Cool Facts About the History of Kayaking

    You might be paddling down the river inches above the water when you stop to ask who was the genius that came up with the graceful art of kayaking? How did the kayak evolve and grow to be this fast? Maybe it started out really big like telephones and gradually shrunk. Well, there are a few interesting points in history that led up to the kayak we know and love today.

    The Invention in Greenland

    Believe it or not, the first kayak was invented over 5,000 years ago by who were referred to in the past as Eskimos. They were then made in the northern part of present-day Canada but the early ones were made of driftwood and wrapped in seal skin. They were unsinkable in the beginning with air-filled seal blatters keeping them afloat and were used primarily for fishing which is why ‘kayak’ literally means “hunter’s boat.”Their first design composed of one small circular opening for the user to sit. They were built by both men and women but only men went hunting and this forced women to create kayaks with the hole especially fitted for their men’s body type.

    The Foldable Kayak

    Once the Europeans got hold of the kayak, they traded in the seal skin for fabric covers. Then a German inventor named Hans Klepper used a design from a student and created the kayak that folds into storage calling it the “foldaboat.” This was then followed by a man who created a slimmer version called “the Rob Roy.” A book by John MacGregor encouraged the use of the Rob Roy and this led to the popular practice of recreational kayaking. After this, people no longer bought them for navigation or hunting purposes, but for sport.

    Modern Kayaks

    The next major advancement took place over a century later with kayaking becoming an Olympic sport being used with a regatta in 1936 beginning with the 1,000 and 10,000m dashes and with white-water and slalom events being introduced later. Its frame began to be made out of fiberglass starting in the 1950’s and from there, the modern design reverted back to that made centuries ago and it still looks like the Inuit design. However, it is now made of a hard rubberized plastic (since 1984)called Kevlar and made a bit slenderer for speed during sport.

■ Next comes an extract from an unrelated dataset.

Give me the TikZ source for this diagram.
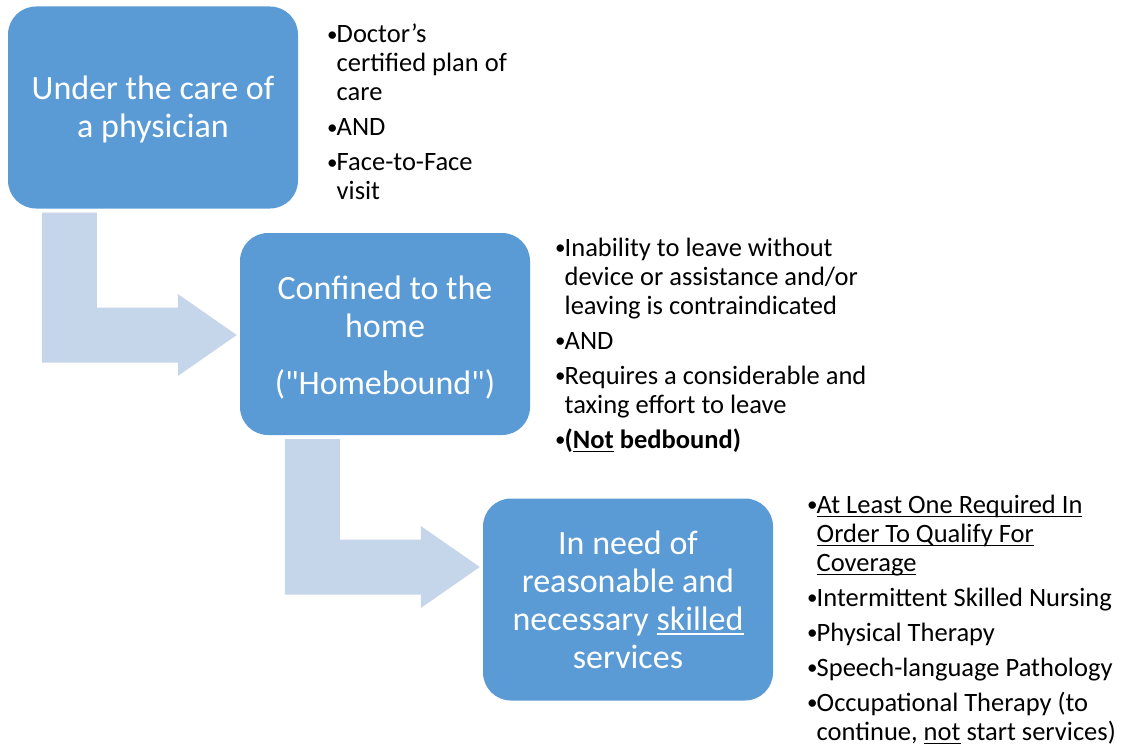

    The kayak today is the most popular self-propelled watercraft which tourists use to explore waters around the world. Many use it on the rapids for a thrill and some use it with the family to relax on a lake. It has been around for a very long time, but the design has changed very little as it seems that the Greenlandic Inuit people got it right when creating the slim design for speed. It is still made of wood in many parts of the world and it seems that the only part of the kayak which really evolved is the material it is made of and what it is used for.